## MATERIAL SUPPLIED
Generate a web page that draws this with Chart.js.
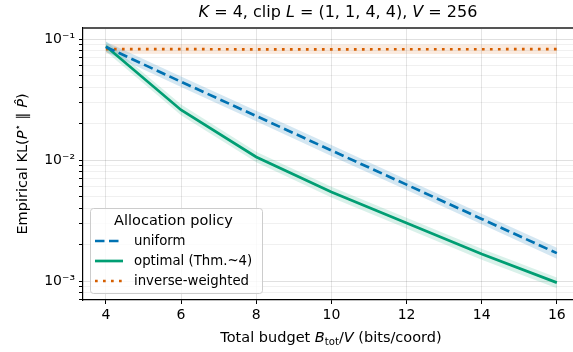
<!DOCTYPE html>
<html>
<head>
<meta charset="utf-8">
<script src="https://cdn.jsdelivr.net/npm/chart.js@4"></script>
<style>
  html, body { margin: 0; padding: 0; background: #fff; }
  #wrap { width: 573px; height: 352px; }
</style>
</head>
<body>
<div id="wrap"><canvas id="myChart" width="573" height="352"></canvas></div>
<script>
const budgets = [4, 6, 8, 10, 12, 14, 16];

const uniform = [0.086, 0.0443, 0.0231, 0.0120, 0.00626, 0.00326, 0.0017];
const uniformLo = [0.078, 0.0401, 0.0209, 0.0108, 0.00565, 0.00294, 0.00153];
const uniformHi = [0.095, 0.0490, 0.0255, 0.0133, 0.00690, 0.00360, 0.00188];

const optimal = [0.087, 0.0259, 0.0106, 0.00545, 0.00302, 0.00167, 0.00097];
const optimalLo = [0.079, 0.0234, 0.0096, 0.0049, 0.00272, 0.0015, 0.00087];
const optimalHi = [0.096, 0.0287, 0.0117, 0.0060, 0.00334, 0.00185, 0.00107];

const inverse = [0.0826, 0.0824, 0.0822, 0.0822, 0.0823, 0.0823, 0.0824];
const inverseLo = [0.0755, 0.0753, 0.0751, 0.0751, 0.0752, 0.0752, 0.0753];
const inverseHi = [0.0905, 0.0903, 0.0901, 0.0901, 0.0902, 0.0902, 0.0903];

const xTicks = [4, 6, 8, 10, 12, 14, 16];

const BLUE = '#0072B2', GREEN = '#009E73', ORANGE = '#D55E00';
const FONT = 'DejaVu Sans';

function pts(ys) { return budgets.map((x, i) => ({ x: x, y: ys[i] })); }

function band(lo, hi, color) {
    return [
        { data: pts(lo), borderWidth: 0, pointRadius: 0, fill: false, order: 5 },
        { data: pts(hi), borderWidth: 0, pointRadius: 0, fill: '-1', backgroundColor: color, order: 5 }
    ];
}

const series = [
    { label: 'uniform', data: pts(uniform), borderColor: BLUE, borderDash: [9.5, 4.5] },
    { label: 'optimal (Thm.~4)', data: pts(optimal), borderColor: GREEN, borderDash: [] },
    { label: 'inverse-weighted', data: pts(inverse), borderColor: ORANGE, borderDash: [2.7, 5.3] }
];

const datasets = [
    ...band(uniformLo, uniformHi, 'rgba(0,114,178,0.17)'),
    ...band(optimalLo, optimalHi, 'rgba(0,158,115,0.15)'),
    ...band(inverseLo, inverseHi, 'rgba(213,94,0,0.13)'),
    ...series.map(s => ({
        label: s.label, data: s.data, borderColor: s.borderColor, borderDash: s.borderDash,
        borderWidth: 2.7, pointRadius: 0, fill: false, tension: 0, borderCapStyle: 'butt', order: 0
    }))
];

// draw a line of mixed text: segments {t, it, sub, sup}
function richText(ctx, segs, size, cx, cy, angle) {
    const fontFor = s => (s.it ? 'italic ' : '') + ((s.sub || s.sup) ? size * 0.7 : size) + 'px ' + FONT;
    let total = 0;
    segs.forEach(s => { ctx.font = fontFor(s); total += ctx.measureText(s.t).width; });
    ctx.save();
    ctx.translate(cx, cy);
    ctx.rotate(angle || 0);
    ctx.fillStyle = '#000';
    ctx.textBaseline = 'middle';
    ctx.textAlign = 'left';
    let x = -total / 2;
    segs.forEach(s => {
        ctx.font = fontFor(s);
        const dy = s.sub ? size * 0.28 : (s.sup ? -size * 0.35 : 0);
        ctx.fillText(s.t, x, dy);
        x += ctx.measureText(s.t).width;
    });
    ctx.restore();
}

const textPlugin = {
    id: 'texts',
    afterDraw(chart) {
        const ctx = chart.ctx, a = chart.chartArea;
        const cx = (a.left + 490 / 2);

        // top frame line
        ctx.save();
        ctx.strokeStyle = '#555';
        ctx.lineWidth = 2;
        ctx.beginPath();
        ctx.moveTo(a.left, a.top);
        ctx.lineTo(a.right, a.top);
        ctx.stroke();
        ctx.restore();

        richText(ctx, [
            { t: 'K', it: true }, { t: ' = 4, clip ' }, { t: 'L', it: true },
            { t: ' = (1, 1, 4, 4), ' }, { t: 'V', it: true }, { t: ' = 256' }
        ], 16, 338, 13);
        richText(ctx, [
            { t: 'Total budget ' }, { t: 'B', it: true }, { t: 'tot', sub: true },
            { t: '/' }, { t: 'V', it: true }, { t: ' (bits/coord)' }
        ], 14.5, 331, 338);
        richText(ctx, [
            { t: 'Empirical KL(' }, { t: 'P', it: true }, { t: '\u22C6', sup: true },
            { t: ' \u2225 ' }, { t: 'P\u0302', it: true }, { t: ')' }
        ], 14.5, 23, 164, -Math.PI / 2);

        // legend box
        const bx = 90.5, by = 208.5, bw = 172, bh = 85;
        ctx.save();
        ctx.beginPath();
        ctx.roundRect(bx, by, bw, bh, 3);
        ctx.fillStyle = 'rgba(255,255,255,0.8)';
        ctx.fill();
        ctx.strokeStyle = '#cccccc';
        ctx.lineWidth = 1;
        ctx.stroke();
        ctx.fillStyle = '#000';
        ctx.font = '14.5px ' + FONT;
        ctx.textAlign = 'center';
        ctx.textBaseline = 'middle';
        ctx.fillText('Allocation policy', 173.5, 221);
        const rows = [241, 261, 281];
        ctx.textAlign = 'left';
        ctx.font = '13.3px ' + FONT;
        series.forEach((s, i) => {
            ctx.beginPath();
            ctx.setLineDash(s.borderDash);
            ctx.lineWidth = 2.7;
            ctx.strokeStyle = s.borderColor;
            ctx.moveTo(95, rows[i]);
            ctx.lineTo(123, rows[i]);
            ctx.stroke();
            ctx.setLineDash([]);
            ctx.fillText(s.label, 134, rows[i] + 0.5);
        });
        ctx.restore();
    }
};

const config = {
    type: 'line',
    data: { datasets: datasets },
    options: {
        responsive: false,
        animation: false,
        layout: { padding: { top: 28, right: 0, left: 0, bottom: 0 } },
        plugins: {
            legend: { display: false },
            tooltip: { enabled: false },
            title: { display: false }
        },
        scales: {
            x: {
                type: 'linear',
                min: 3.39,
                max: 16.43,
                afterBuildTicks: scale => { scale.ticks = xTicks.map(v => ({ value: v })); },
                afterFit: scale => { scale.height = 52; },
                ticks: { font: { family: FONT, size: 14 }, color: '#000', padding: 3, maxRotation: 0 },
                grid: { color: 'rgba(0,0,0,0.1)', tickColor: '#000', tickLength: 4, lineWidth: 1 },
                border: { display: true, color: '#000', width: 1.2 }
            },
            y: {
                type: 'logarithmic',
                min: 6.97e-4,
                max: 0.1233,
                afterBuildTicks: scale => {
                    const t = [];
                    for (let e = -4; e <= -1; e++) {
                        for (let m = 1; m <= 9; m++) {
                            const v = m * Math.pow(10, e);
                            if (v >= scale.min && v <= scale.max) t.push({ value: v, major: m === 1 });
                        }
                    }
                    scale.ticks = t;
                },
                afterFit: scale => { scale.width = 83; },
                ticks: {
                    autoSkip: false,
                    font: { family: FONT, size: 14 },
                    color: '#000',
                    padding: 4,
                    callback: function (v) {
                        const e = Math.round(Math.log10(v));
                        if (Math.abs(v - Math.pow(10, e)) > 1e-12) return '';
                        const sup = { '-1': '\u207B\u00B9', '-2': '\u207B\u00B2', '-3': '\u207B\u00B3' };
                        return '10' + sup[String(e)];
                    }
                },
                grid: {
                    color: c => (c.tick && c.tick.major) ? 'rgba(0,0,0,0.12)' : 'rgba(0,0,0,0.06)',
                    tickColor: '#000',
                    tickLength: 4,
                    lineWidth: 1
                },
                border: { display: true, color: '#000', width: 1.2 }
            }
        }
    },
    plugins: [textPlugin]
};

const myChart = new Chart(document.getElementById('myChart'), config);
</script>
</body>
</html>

...

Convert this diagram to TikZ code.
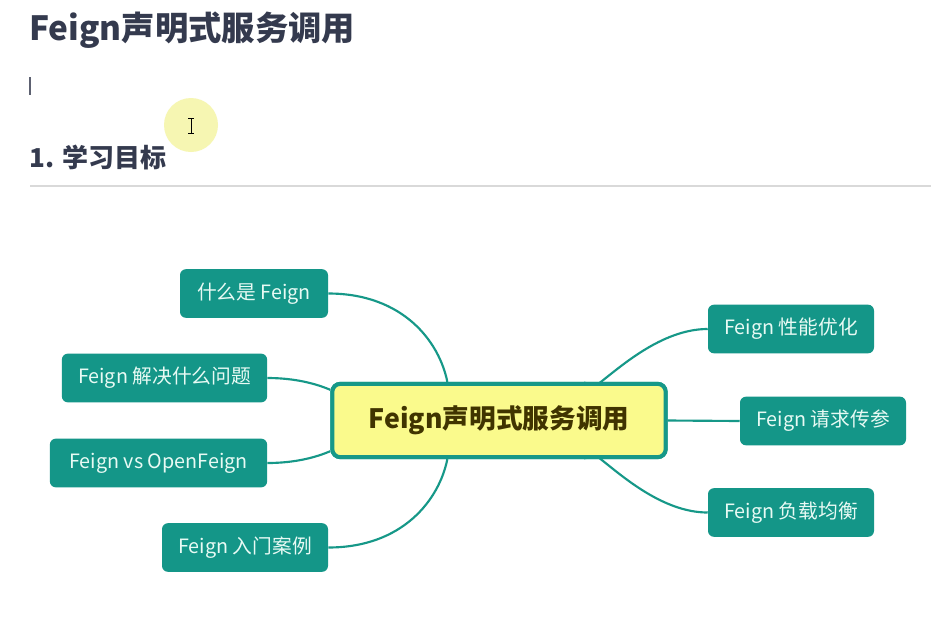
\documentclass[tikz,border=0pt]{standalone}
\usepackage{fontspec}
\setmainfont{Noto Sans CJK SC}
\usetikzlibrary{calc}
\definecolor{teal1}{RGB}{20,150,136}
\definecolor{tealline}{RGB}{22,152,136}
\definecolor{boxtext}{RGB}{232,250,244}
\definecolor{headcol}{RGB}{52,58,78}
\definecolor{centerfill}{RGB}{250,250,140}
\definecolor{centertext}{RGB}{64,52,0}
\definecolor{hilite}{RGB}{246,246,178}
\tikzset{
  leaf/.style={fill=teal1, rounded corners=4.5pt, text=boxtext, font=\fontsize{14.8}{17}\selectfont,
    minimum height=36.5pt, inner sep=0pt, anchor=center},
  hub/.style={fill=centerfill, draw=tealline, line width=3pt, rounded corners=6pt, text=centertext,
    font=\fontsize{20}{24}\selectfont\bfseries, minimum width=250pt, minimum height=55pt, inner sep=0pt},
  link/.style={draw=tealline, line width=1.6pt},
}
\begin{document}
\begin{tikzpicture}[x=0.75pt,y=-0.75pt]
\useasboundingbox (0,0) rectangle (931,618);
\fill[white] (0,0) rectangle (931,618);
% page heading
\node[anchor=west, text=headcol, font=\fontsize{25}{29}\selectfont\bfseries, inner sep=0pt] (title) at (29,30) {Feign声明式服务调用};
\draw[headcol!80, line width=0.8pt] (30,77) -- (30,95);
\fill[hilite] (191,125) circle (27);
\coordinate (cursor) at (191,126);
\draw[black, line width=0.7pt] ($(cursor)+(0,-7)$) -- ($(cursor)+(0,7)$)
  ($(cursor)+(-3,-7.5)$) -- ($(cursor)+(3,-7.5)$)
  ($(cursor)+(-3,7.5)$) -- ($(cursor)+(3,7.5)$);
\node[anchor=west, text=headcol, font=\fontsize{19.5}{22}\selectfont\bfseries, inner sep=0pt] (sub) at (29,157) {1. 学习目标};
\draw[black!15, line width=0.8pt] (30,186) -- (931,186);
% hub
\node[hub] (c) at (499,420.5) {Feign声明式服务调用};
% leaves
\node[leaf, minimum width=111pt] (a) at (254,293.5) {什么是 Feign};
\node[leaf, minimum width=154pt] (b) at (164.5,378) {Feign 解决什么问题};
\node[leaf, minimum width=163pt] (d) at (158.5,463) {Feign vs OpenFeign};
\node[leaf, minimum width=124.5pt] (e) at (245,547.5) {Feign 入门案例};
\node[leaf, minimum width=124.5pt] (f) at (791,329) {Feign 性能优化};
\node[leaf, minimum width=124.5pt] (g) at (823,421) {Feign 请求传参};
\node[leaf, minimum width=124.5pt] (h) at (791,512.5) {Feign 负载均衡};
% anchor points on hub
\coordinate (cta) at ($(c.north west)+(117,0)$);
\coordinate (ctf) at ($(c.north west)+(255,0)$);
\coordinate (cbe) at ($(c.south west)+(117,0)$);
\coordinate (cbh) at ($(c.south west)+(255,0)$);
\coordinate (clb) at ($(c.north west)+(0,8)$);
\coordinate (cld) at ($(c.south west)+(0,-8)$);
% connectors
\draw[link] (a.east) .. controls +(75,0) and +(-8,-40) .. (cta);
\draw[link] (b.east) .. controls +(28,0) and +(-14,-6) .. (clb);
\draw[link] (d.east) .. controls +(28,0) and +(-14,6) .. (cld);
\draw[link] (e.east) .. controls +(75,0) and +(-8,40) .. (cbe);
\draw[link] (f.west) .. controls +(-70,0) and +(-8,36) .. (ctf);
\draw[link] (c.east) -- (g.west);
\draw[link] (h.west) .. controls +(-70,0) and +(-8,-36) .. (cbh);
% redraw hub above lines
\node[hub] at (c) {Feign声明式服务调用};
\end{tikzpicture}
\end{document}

---

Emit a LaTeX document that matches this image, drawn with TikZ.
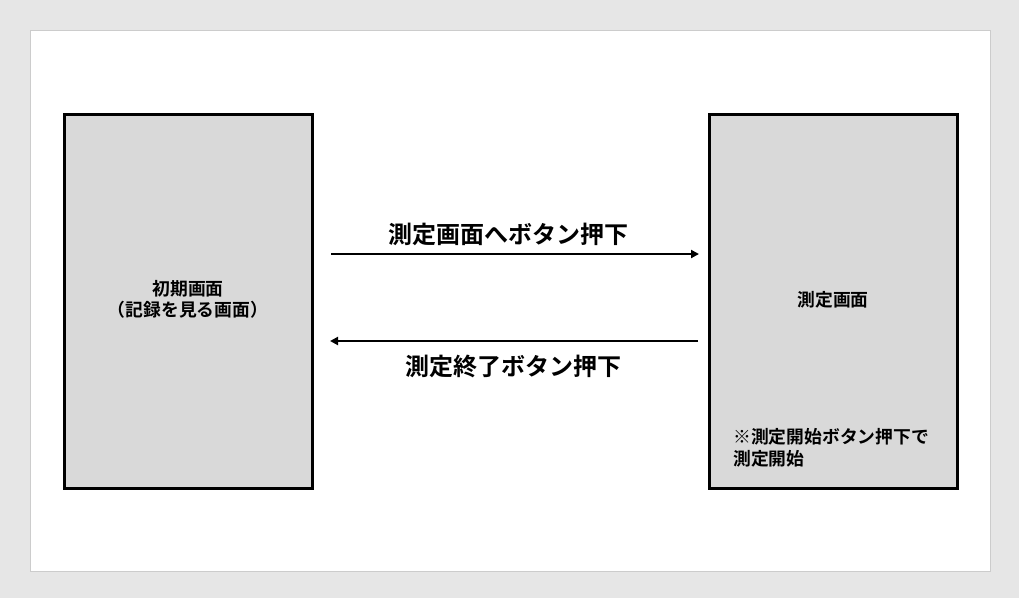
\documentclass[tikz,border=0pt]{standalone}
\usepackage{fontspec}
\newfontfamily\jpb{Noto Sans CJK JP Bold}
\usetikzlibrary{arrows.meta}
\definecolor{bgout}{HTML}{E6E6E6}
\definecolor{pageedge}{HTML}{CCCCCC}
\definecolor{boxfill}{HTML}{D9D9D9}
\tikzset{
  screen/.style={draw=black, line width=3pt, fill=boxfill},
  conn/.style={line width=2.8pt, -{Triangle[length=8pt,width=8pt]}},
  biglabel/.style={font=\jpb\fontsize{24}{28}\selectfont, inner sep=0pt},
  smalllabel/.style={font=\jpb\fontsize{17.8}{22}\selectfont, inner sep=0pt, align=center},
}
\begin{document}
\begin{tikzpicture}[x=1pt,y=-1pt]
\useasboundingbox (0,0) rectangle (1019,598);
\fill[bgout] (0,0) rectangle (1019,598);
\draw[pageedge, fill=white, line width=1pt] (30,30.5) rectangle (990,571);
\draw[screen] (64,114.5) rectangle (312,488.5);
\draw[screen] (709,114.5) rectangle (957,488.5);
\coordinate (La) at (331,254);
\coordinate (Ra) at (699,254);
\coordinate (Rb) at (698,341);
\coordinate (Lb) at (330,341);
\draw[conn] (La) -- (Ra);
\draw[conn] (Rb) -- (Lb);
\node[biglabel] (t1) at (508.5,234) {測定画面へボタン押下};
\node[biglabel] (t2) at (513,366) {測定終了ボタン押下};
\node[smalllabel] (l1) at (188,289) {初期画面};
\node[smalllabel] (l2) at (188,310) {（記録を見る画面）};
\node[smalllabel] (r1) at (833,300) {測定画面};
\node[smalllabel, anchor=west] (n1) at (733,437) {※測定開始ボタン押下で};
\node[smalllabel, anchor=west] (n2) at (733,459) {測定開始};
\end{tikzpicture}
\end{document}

## INSTRUCTIONS TO FOLLOW
Set down exactly the lines above, from the line containing "Generate a web" through the line containing "const budgets = [4, 6, 8, 10, 12, 14, 16];". Skip the pictures.

## WRITTEN SOLUTION
Generate a web page that draws this with Chart.js.
<!DOCTYPE html>
<html>
<head>
<meta charset="utf-8">
<script src="https://cdn.jsdelivr.net/npm/chart.js@4"></script>
<style>
  html, body { margin: 0; padding: 0; background: #fff; }
  #wrap { width: 573px; height: 352px; }
</style>
</head>
<body>
<div id="wrap"><canvas id="myChart" width="573" height="352"></canvas></div>
<script>
const budgets = [4, 6, 8, 10, 12, 14, 16];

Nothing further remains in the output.